We began our ERCOT simulations for TCEC to examine tradeoffs and complementarities between gas-fired and renewable generation sources. With the results of this Phase, we integrate energy efficiency, combined heat and power, and demand response into ERCOT’s future. This larger set of options provides a richer set of tradeoffs and complements. Demand response and energy efficiency lower the need for new supply-side resources of any type in a cost-effective manner. Until carbon rules are in effect or other policies change, gas CCGT additions dominate supply-side additions until the late 2020s, when unsubsidized renewables begin to compete on price alone. Following this period – and especially following carbon rules - renewable capacity additions become the majority, but substantial gas investment continues to be made to integrate renewables into the system.

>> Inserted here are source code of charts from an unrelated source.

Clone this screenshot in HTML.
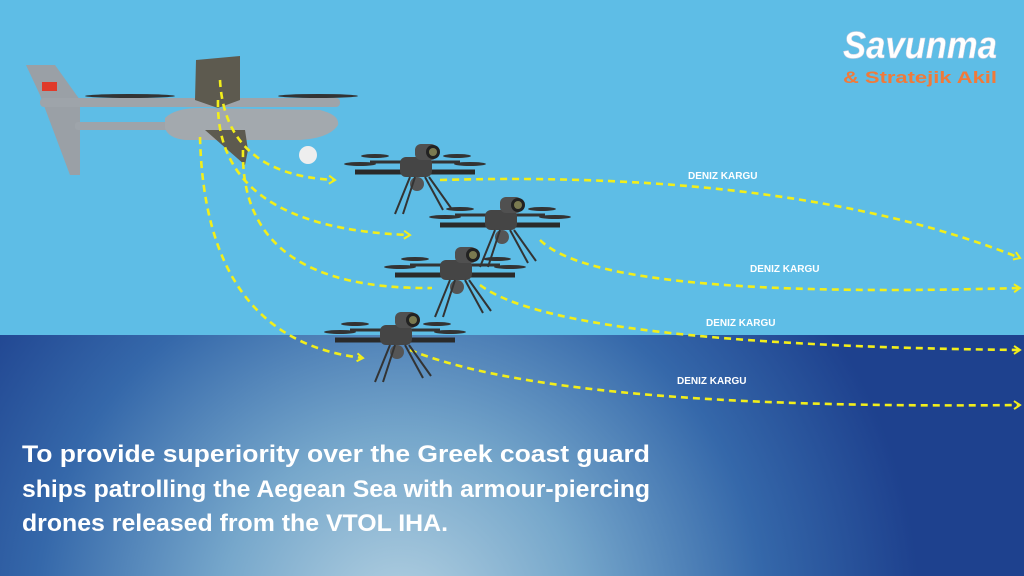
<!DOCTYPE html>
<html><head><meta charset="utf-8"><style>html,body{margin:0;padding:0;width:1024px;height:576px;overflow:hidden}</style></head>
<body>
<svg width="1024" height="576" viewBox="0 0 1024 576" xmlns="http://www.w3.org/2000/svg" font-family="Liberation Sans, sans-serif">
<defs>
<radialGradient id="sea" cx="400" cy="620" r="520" gradientUnits="userSpaceOnUse">
<stop offset="0" stop-color="#b5d2e2"/><stop offset="0.35" stop-color="#76a7cb"/><stop offset="0.7" stop-color="#3568aa"/><stop offset="1" stop-color="#1e418e"/></radialGradient>
<g id="drone">
<line x1="-60" y1="0" x2="60" y2="0" stroke="#2a2a2a" stroke-width="5"/>
<line x1="-45" y1="-10" x2="45" y2="-10" stroke="#333" stroke-width="3"/>
<ellipse cx="-55" cy="-8" rx="16" ry="2" fill="#333"/><ellipse cx="55" cy="-8" rx="16" ry="2" fill="#333"/>
<ellipse cx="-40" cy="-16" rx="14" ry="2" fill="#333"/><ellipse cx="42" cy="-16" rx="14" ry="2" fill="#333"/>
<rect x="-15" y="-15" width="32" height="20" rx="6" fill="#454545"/>
<rect x="0" y="-28" width="22" height="16" rx="6" fill="#505050"/>
<circle cx="18" cy="-20" r="7" fill="#222"/><circle cx="18" cy="-20" r="4" fill="#7a7a50"/>
<circle cx="2" cy="12" r="7" fill="#555"/>
<line x1="-5" y1="5" x2="-20" y2="42" stroke="#333" stroke-width="2"/>
<line x1="0" y1="5" x2="-12" y2="42" stroke="#333" stroke-width="2"/>
<line x1="10" y1="5" x2="28" y2="38" stroke="#333" stroke-width="2"/>
<line x1="14" y1="5" x2="36" y2="36" stroke="#333" stroke-width="2"/>
</g>
<marker id="ah" markerWidth="10" markerHeight="10" refX="7" refY="5" orient="auto" markerUnits="userSpaceOnUse"><path d="M1,1 L7,5 L1,9" fill="none" stroke="#f2ee1a" stroke-width="2"/></marker>
</defs>
<rect width="1024" height="336" fill="#5ebde6"/>
<rect y="335" width="1024" height="241" fill="url(#sea)"/>
<g>
<polygon points="26,65 55,65 80,100 80,175 70,175 40,95" fill="#9aa0a6"/>
<rect x="42" y="82" width="15" height="9" fill="#e03a2a"/>
<rect x="40" y="98" width="300" height="9" rx="4" fill="#9ea4aa"/>
<rect x="75" y="122" width="95" height="8" rx="3" fill="#9ea4aa"/>
<path d="M165,118 Q175,108 200,108 L320,110 Q340,115 338,125 Q330,138 300,140 L185,140 Q168,138 165,128 Z" fill="#a3a9ae"/>
<polygon points="196,60 240,56 240,100 218,108 195,100" fill="#5d5a4f"/>
<polygon points="205,130 245,130 248,150 245,165" fill="#5d5a4f"/>
<circle cx="308" cy="155" r="9" fill="#eee"/>
<ellipse cx="130" cy="96" rx="45" ry="2" fill="#333"/>
<ellipse cx="318" cy="96" rx="40" ry="2" fill="#333"/>
</g>
<g fill="none" stroke="#f2ee1a" stroke-width="2.6" stroke-dasharray="7,5">
<path d="M220,80 Q225,175 335,180" marker-end="url(#ah)"/>
<path d="M218,100 Q215,228 410,235" marker-end="url(#ah)"/>
<path d="M243,150 Q240,290 432,288"/>
<path d="M200,137 Q205,340 363,358" marker-end="url(#ah)"/>
<path d="M440,180 Q800,170 1020,258" marker-end="url(#ah)"/>
<path d="M540,240 Q600,300 1020,288" marker-end="url(#ah)"/>
<path d="M480,285 Q560,345 1020,350" marker-end="url(#ah)"/>
<path d="M410,350 Q560,410 1020,405" marker-end="url(#ah)"/>
</g>
<use href="#drone" x="415" y="172"/>
<use href="#drone" x="500" y="225"/>
<use href="#drone" x="455" y="275"/>
<use href="#drone" x="395" y="340"/>
<g fill="#fff" font-size="10" font-weight="bold">
<text x="688" y="179">DENIZ  KARGU</text>
<text x="750" y="272">DENIZ  KARGU</text>
<text x="706" y="326">DENIZ  KARGU</text>
<text x="677" y="384">DENIZ  KARGU</text>
</g>
<text x="843" y="58" font-size="38" font-weight="bold" font-style="italic" fill="#fff" stroke="#ccd" stroke-width="0.5" textLength="154" lengthAdjust="spacingAndGlyphs">Savunma</text>
<text x="843" y="83" font-size="17" font-weight="bold" fill="#f07a3a" textLength="154" lengthAdjust="spacingAndGlyphs">&amp; Stratejik Akil</text>
<g fill="#fff" font-size="24" font-weight="bold">
<text x="22" y="462" textLength="628" lengthAdjust="spacingAndGlyphs">To provide superiority over the Greek coast guard</text>
<text x="22" y="497" textLength="628" lengthAdjust="spacingAndGlyphs">ships patrolling the Aegean Sea with armour-piercing</text>
<text x="22" y="531" textLength="426" lengthAdjust="spacingAndGlyphs">drones released from the VTOL IHA.</text>
</g>
</svg>
</body></html>
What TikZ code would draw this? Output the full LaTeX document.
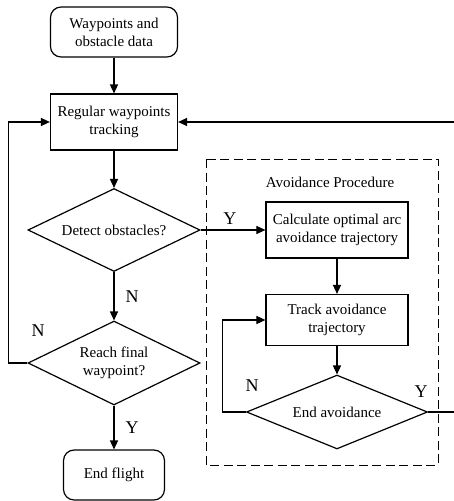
\documentclass[tikz,border=0pt]{standalone}
\usepackage{fontspec}
\setmainfont{Liberation Serif}
\usetikzlibrary{shapes.geometric,arrows.meta}

\tikzset{
    box/.style={draw, line width=0.8pt, align=center, minimum width=84.7pt, minimum height=37.3pt, inner sep=2pt},
    roundbox/.style={box, rounded corners=7pt, minimum height=33.3pt},
    decision/.style={draw, line width=0.8pt, diamond, aspect=2.1, align=center, inner sep=0pt},
    arrow/.style={line width=0.8pt, -{Triangle[length=6pt,width=5.4pt]}},
    line/.style={line width=0.8pt},
    yn/.style={font=\large}
}

\begin{document}
\begin{tikzpicture}[x=0.6667pt, y=-0.6667pt, font=\normalsize]
    \useasboundingbox (0,0) rectangle (454,501);

    % Main loop
    \node[roundbox] (start) at (114,32) {Waypoints and\\obstacle data};
    \node[box] (track) at (114,122) {Regular waypoints\\tracking};
    \node[decision, minimum width=114.7pt, minimum height=55.3pt] (detect) at (114,230) {Detect obstacles?};
    \node[decision, minimum width=114.7pt, minimum height=56pt] (reach) at (114,363) {Reach final\\waypoint?};
    \node[roundbox, minimum width=67.3pt] (finish) at (114,475) {End flight};

    % Avoidance procedure
    \draw[line width=0.6pt, dash pattern=on 6pt off 3pt] (206,159) rectangle (438,465);
    \node (avoid) at (330,182) {Avoidance Procedure};
    \node[box, minimum width=94.7pt] (calc) at (337,230) {Calculate optimal arc\\avoidance trajectory};
    \node[box, minimum width=94.7pt, minimum height=34pt] (trackavoid) at (337,320) {Track avoidance\\trajectory};
    \node[decision, minimum width=120.7pt, minimum height=49.3pt] (endavoid) at (337,412) {End avoidance};

    % Connectors
    \draw[arrow] (start) -- (track);
    \draw[arrow] (track) -- (detect);
    \draw[arrow] (detect.east) -- node[yn, above, pos=0.45] {Y} (calc.west);
    \draw[arrow] (detect) -- node[yn, right, xshift=4pt] {N} (reach);
    \draw[arrow] (reach) -- node[yn, right, xshift=4pt] {Y} (finish);
    \draw[arrow] (reach.west) -- ++(-19,0) |- (track.west);
    \node[yn] at (38,331) {N};
    \draw[arrow] (calc) -- (trackavoid);
    \draw[arrow] (trackavoid) -- (endavoid);
    \draw[arrow] (endavoid.west) -- ++(-23,0) |- (trackavoid.west);
    \node[yn] at (252,386) {N};
    \draw[arrow] (endavoid.east) -- ++(26,0) |- (track.east);
    \node[yn] at (421,392) {Y};
\end{tikzpicture}
\end{document}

As with any modeling and market simulation, the specific results we have calculated are subject to many assumptions. Moreover, the range of results across our scenarios show that different price and policy futures will have an overwhelming influence on the future of ERCOT’s grid. Amidst this huge range of specific outcomes, the sum total of our results indicate that both gas and renewables are likely to be developed in substantial amounts together in the Texas markets, with gas prices, carbon and renewables policies, and renewables price reductions servings as the most important drivers. In addition, our results show that expanded energy efficiency and demand response programs are economical for Texas energy customers across nearly every realistic future for the ERCOT market.